Les diplomates étrangers l’ont reconnu. « On pouvait compter sur sa parole, quand il s’agissait de traités internationaux », disait Beust[2]. Le prince Albert parle de sa franchise habituelle, et la reine dit qu’il est naturellement franc[3]. On a prêté à Cowley ce mot : « Il parle peu, mais il ment toujours. » Or, Cobden nous a transmis l’opinion réelle de Cowley : dans une longue conversation, celui-ci « loua la franchise de l’Empereur, qui avait montré une stricte adhésion à sa parole dans tous ses rapports avec lui ». — « Lord Cowley, écrit Cobden ailleurs, sourit à l’idée généralement répandue qu’il (l’Empereur) est toujours animé par un dessein machiavélique, quand, au contraire, il commet une indiscrétion par simplicité et manque de sagacité diplomatique[4]. »

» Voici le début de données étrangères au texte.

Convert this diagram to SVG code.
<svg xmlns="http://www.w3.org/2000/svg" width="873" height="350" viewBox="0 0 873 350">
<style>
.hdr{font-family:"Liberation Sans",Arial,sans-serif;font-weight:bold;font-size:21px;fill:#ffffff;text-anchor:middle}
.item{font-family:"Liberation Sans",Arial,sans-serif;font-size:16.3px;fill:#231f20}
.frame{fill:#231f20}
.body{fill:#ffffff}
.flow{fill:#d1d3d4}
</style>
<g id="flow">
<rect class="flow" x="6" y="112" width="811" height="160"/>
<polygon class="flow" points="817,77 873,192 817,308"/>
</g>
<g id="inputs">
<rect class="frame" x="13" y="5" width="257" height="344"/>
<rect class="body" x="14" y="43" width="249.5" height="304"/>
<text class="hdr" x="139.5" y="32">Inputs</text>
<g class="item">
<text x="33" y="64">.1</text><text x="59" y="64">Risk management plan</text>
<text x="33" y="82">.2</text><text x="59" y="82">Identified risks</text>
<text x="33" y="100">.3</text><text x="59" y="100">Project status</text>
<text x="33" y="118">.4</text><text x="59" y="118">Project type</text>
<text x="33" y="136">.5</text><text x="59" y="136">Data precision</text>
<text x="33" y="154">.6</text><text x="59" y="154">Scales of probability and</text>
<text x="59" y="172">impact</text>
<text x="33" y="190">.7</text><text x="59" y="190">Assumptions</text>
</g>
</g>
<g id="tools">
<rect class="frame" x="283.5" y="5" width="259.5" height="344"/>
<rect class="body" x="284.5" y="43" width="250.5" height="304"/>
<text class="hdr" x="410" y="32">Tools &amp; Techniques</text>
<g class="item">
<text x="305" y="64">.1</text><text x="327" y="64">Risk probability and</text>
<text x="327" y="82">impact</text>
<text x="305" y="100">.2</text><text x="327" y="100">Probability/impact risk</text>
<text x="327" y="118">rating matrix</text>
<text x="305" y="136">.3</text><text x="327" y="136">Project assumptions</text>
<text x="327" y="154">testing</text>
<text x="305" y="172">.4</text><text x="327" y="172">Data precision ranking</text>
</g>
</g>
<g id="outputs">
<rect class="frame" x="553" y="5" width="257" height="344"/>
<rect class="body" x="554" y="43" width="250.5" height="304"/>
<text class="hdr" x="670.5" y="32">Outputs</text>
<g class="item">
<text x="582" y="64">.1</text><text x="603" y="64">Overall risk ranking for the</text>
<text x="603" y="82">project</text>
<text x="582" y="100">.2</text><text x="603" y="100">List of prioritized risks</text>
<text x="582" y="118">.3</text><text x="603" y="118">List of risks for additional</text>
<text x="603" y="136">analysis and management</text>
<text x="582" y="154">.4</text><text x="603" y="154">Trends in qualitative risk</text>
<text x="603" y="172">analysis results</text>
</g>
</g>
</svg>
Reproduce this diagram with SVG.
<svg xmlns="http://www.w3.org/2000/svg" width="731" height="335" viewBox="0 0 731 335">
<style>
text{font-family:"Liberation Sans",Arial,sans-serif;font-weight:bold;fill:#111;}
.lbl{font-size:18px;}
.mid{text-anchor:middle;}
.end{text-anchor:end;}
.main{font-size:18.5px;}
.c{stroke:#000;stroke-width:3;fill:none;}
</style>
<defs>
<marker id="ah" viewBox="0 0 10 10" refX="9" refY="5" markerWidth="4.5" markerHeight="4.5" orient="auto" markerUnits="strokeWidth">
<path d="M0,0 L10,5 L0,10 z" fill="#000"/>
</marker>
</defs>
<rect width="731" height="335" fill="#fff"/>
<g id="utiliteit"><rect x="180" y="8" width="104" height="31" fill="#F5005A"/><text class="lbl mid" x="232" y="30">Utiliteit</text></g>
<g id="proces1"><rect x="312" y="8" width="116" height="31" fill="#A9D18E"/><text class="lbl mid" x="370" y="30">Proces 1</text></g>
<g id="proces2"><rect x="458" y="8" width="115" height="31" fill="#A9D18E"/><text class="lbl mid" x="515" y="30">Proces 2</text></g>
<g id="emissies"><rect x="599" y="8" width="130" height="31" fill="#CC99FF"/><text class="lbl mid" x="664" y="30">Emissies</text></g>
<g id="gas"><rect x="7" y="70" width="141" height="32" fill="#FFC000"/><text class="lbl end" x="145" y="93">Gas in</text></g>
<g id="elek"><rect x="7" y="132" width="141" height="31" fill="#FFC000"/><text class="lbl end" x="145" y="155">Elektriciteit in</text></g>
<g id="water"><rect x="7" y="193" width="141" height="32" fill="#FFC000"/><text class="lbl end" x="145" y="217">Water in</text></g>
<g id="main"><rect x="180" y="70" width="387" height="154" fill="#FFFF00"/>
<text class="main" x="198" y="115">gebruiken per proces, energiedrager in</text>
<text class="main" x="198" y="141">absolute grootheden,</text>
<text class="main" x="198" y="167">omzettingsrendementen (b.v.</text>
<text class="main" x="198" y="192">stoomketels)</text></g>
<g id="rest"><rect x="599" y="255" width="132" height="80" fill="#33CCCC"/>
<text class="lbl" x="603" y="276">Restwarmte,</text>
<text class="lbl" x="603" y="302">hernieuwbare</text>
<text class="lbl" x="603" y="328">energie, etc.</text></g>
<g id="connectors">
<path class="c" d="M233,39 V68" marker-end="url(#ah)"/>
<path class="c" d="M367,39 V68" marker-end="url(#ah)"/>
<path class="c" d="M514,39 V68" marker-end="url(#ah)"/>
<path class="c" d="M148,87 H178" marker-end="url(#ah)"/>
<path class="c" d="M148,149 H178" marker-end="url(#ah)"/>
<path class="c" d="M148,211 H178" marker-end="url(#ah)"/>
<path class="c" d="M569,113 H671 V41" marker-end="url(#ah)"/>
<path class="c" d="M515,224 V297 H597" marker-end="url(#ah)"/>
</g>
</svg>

  1. Morny, Ambassade en Russie, p. 85.
  2. Martin, le Prince Albert, traduction Craven, t. II, ch. XIX.
  3. Mémoires, t. I, p. 267.
  4. Morley, Vie de Cobden, traduction Raffalovich, p. 319 et 323. Un ambassadeur anglais, peu favorable à l’Empereur, dit dans ses Mémoires : « L’Empereur était trop loyal pour… etc. » Loftus, Diplomatic reminiscences, p. 222.